Under the most generous assumptions possible, liberal proposals would cut $8.5 trillion on the spending side. To begin with, state governments no longer burdened with health care costs would save $4.1 trillion, according to the Urban Institute. The popular leftist goal of slashing defense spending down to Europe’s target of 2 percent of GDP, for which there is no plausible blueprint, would nonetheless save $1.9 trillion if achieved, according to CBO data. Charitably assuming that the jobs guarantee would reduce antipoverty spending by one-quarter would save $2.5 trillion.
Paying for the remaining $34 trillion would require nearly doubling federal tax revenues. Let’s examine three paths using data from CBO’s menu of budget savings:
Those three recommendations would be 1) taxing all “rich” people and companies. If you took 100% of their money, you’d get the $34 trillion. Second would be a value added tax (national sales tax). Wait, I thought all this stuff was free? Third would be a payroll tax of 37% on top of the existing payroll tax.
Taxing the rich is not enough. America would need to match, or even surpass, Europe’s enormous tax burden on the middle class. There is no evidence that American voters will accept this level of taxation.

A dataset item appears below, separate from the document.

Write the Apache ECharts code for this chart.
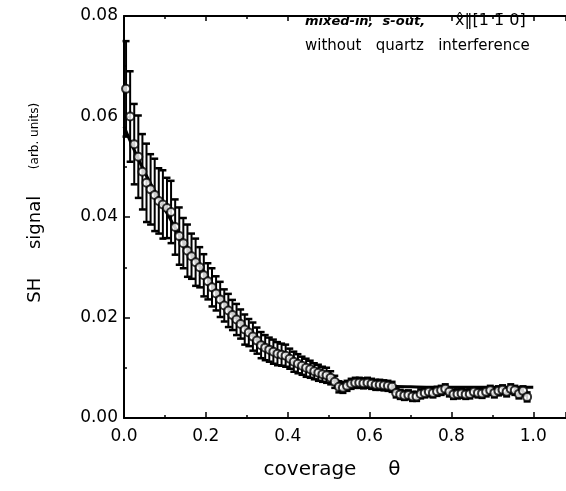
<!DOCTYPE html>
<html>
<head>
<meta charset="utf-8">
<script src="https://cdn.jsdelivr.net/npm/echarts@6/dist/echarts.min.js"></script>
<style>html,body{margin:0;padding:0;background:#fff}#c{width:566px;height:491px}</style>
</head>
<body>
<div id="c"></div>
<script>
// coverage theta of each measured point
const theta = [0.005,0.015,0.025,0.035,0.045,0.055,0.065,0.075,0.085,0.095,
  0.105,0.115,0.125,0.135,0.145,0.155,0.165,0.175,0.185,0.195,
  0.205,0.215,0.225,0.235,0.245,0.255,0.265,0.275,0.285,0.295,
  0.305,0.315,0.325,0.335,0.345,0.355,0.365,0.375,0.385,0.395,
  0.405,0.415,0.425,0.435,0.445,0.455,0.465,0.475,0.485,0.495,
  0.505,0.515,0.525,0.535,0.545,0.555,0.565,0.575,0.585,0.595,
  0.605,0.615,0.625,0.635,0.645,0.655,0.665,0.675,0.685,0.695,
  0.705,0.715,0.725,0.735,0.745,0.755,0.765,0.775,0.785,0.795,
  0.805,0.815,0.825,0.835,0.845,0.855,0.865,0.875,0.885,0.895,
  0.905,0.915,0.925,0.935,0.945,0.955,0.965,0.975,0.985];
// SH signal (arb. units)
const signal = [0.0655,0.0600,0.0545,0.0520,0.0490,0.0468,0.0455,0.0444,0.0432,0.0425,
  0.0418,0.0410,0.0380,0.0362,0.0348,0.0333,0.0322,0.0310,0.0300,0.0284,
  0.0272,0.0260,0.0248,0.0236,0.0224,0.0214,0.0205,0.0196,0.0187,0.0176,
  0.0170,0.0162,0.0154,0.0145,0.0140,0.0136,0.0132,0.0128,0.0126,0.0124,
  0.0118,0.0112,0.0108,0.0104,0.0100,0.0097,0.0093,0.0090,0.0087,0.0085,
  0.0080,0.0072,0.0062,0.0060,0.0064,0.0068,0.0070,0.0070,0.0069,0.0070,
  0.0068,0.0066,0.0066,0.0065,0.0064,0.0062,0.0050,0.0047,0.0045,0.0046,
  0.0043,0.0043,0.0048,0.0050,0.0052,0.0050,0.0053,0.0055,0.0058,0.0052,
  0.0047,0.0048,0.0049,0.0047,0.0048,0.0052,0.0050,0.0049,0.0052,0.0055,
  0.0050,0.0054,0.0056,0.0052,0.0058,0.0055,0.0048,0.0054,0.0042];
// half-length of each error bar
const errHalf = [0.0095,0.0090,0.0080,0.0082,0.0075,0.0078,0.0070,0.0072,0.0065,0.0068,
  0.0060,0.0062,0.0055,0.0057,0.0050,0.0052,0.0045,0.0047,0.0040,0.0042,
  0.0036,0.0038,0.0034,0.0035,0.0032,0.0033,0.0030,0.0031,0.0029,0.0030,
  0.0027,0.0028,0.0026,0.0026,0.0025,0.0024,0.0024,0.0023,0.0022,0.0022,
  0.0020,0.0020,0.0019,0.0018,0.0018,0.0017,0.0016,0.0016,0.0015,0.0015,
  0.0013,0.0012,0.0011,0.0010,0.0010,0.0010,0.0010,0.0010,0.0010,0.0010,
  0.0010,0.0010,0.0010,0.0010,0.0010,0.0010,0.0009,0.0009,0.0009,0.0009,
  0.0009,0.0009,0.0009,0.0009,0.0009,0.0009,0.0009,0.0009,0.0009,0.0009,
  0.0009,0.0009,0.0009,0.0009,0.0009,0.0009,0.0009,0.0009,0.0009,0.0009,
  0.0009,0.0009,0.0009,0.0009,0.0009,0.0009,0.0009,0.0009,0.0009];
// fitted curve
const fitTheta = [0.00,0.05,0.10,0.15,0.20,0.25,0.30,0.35,0.40,0.45,0.50,0.53,0.56,0.60,0.70,0.80,0.90,1.00];
const fitValue = [0.0580,0.0490,0.0415,0.0345,0.0285,0.0225,0.0178,0.0142,0.0116,0.0096,0.0081,0.0072,0.0066,0.0064,0.0062,0.0061,0.0061,0.0061];
// axis ticks
const xTicks = [0.0,0.2,0.4,0.6,0.8,1.0];
const yTicks = [0.00,0.02,0.04,0.06,0.08];

const points = theta.map((t, i) => [t, signal[i]]);
const bars = theta.map((t, i) => [t, signal[i] - errHalf[i], signal[i] + errHalf[i]]);
const fit = fitTheta.map((t, i) => [t, fitValue[i]]);

const font = '"DejaVu Sans", Verdana, sans-serif';
const chart = echarts.init(document.getElementById('c'));
chart.setOption({
  animation: false,
  backgroundColor: '#fff',
  grid: { left: 124, top: 16, right: 0, bottom: 73 },
  xAxis: [{
    type: 'value', min: 0, max: 1.08, interval: 0.2,
    name: 'coverage     θ', nameLocation: 'middle', nameGap: 42,
    nameTextStyle: { fontFamily: font, fontSize: 20, color: '#000', padding: [0, 26, 0, 0] },
    axisLine: { show: true, onZero: false, lineStyle: { color: '#000', width: 2 } },
    axisTick: { show: true, inside: true, length: 6, lineStyle: { color: '#000', width: 1.5 } },
    minorTick: { show: true, splitNumber: 2, length: 3, lineStyle: { color: '#000', width: 1.5 } },
    splitLine: { show: false },
    axisLabel: { fontFamily: font, fontSize: 17, color: '#000', margin: 10, showMaxLabel: false,
      formatter: v => xTicks.some(t => Math.abs(t - v) < 1e-9) ? v.toFixed(1) : '' }
  }, {
    type: 'value', position: 'top', min: 0, max: 1.08, interval: 0.2,
    axisLine: { show: true, onZero: false, lineStyle: { color: '#000', width: 2 } },
    axisTick: { show: true, inside: true, length: 5, lineStyle: { color: '#000', width: 1.5 } },
    minorTick: { show: true, splitNumber: 2, length: 3, lineStyle: { color: '#000', width: 1.5 } },
    splitLine: { show: false }, axisLabel: { show: false }
  }],
  yAxis: {
    type: 'value', min: 0, max: 0.08, interval: 0.02,
    name: '{a|     SH     signal}       {b|(arb. units)}', nameLocation: 'middle', nameGap: 80,
    nameTextStyle: { fontFamily: font, color: '#000',
      rich: { a: { fontFamily: font, fontSize: 18, color: '#000' }, b: { fontFamily: font, fontSize: 12, color: '#000' } } },
    axisLine: { show: true, onZero: false, lineStyle: { color: '#000', width: 2 } },
    axisTick: { show: true, inside: true, length: 6, lineStyle: { color: '#000', width: 1.5 } },
    minorTick: { show: true, splitNumber: 2, length: 3, lineStyle: { color: '#000', width: 1.5 } },
    splitLine: { show: false },
    axisLabel: { fontFamily: font, fontSize: 17, color: '#000', margin: 6,
      formatter: v => yTicks.some(t => Math.abs(t - v) < 1e-9) ? v.toFixed(2) : '' }
  },
  series: [{
    type: 'custom', name: 'error', data: bars, z: 2,
    renderItem: (params, api) => {
      const lo = api.coord([api.value(0), api.value(1)]);
      const hi = api.coord([api.value(0), api.value(2)]);
      const w = 3.5;
      const st = { stroke: '#000', lineWidth: 2 };
      return { type: 'group', children: [
        { type: 'line', shape: { x1: lo[0], y1: lo[1], x2: hi[0], y2: hi[1] }, style: st },
        { type: 'line', shape: { x1: lo[0] - w, y1: lo[1], x2: lo[0] + w, y2: lo[1] }, style: { stroke: '#000', lineWidth: 2.5 } },
        { type: 'line', shape: { x1: hi[0] - w, y1: hi[1], x2: hi[0] + w, y2: hi[1] }, style: { stroke: '#000', lineWidth: 2.5 } }
      ] };
    }
  }, {
    type: 'line', name: 'fit', data: fit, smooth: 0.4, symbol: 'none', z: 3,
    lineStyle: { color: '#000', width: 3 }
  }, {
    type: 'scatter', name: 'data', data: points, symbol: 'circle', symbolSize: 8, z: 4,
    itemStyle: { color: '#fff', borderColor: '#000', borderWidth: 2 }
  }],
  graphic: [
    { type: 'text', left: 305, top: 15, style: { text: 'mixed-in,  s-out,', font: 'italic bold 13px ' + font, fill: '#000' } },
    { type: 'text', left: 455, top: 13, style: { text: 'x̂‖[1 1̄ 0]', font: '16px ' + font, fill: '#000' } },
    { type: 'text', left: 305, top: 39, style: { text: 'without   quartz   interference', font: '15px ' + font, fill: '#000' } }
  ]
});
</script>
</body>
</html>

Which is why “Democratic socialists are disingenuously cagey about the exorbitant tax burden they require.” Realistically, this isn’t the old saying by Margaret Thatcher about socialists eventually running out of other people’s money: they’re coming directly for your money right from the get go.
Let’s not forget that these are the non-partisan and liberal sourced numbers. When you get to the real numbers, they would be much, much worse.